Ngcangula v Mhlontlo Local Municipality and Others; In Re: Nqekeho and Mhlontlo Local Municipality and Others (1343 of 2021; 1466 of 2021) [2022] ZAECMHC 20 (16 August 2022)


7


IN THE HIGH COURT OF SOUTH AFRICA

[EASTERN CAPE LOCAL DIVISION, MTHATHA]

[Not reportable]

CASE NO: 1343/2021

Heard on: 19/05/2022

Delivered on: 16/08/2022

In the matter between:

GCINIKHAYA NGCANGULA Applicant

and

MHLONTLO LOCAL MUNICIPALITY First Respondent

THE SPEAKER: MHLONLTO LOCAL MUNICIPALITY Second Respondent

THE MUNICIPAL MANAGER Third Respondent


WITH WHICH IS CONSOLIDATED:

CASE NO: 1466/2021

In the matter between:


MALIBONGWE NQEKEHO Applicant

and

MHLONTLO LOCAL MUNICIPALITY First Respondent

THE SPEAKER: MHLONTLO LOCAL MUNICIPALITY Second Respondent

THE MUNICIPAL MANAGER Third Respondent

_____________________________________________________________________

JUDGMENT

_____________________________________________________________________

NHLANGULELA DJP


[1] In these consolidated proceedings brought by Mr Ngcangule and Mr Nqeketho, the applicants, a relief is sought declaring as unlawful the decision made by Mhlontlo Local Municipality, the respondent, reducing the basic salaries and essential use allowances of the applicants. The applicants seek a further relief that, in the event that the declarator is granted, their remuneration be re-instated.

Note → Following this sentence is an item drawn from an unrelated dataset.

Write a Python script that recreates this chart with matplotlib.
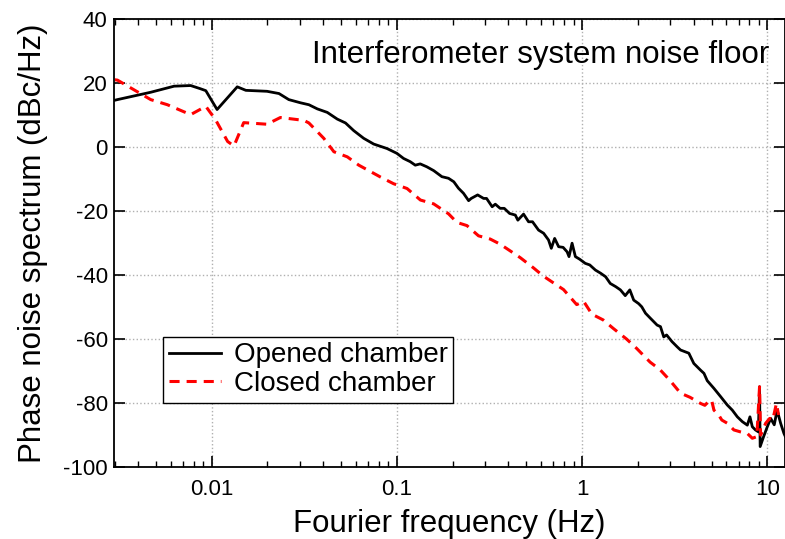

[2] The common cause facts are the following: Both applicants are the employees of the Municipality, Mr Ngcangula holding the position of the Chief Traffic Officer and Mr Nqeketho holding the position of Deputy Director: Local Economic Development. They have been so employed since 01 November 2013 and 01 April 2014 respectively. Their employment is contractual in nature, which contracts were concluded in writing and on the dates as aforementioned. The applicants were paid a basic salary and essential use allowance (car allowance) at R65 068,62 and R22 774,02 per month respectively. On 25 January 2020 the applicants’ remuneration was reduced to R61 453,70 (basic salary) and R21 508,80 (car allowance) respectively and has remained at that amount since then. The decision of the Municipality to reduce the remuneration of the applicants was communicated by means of letters dated 24 November 2020.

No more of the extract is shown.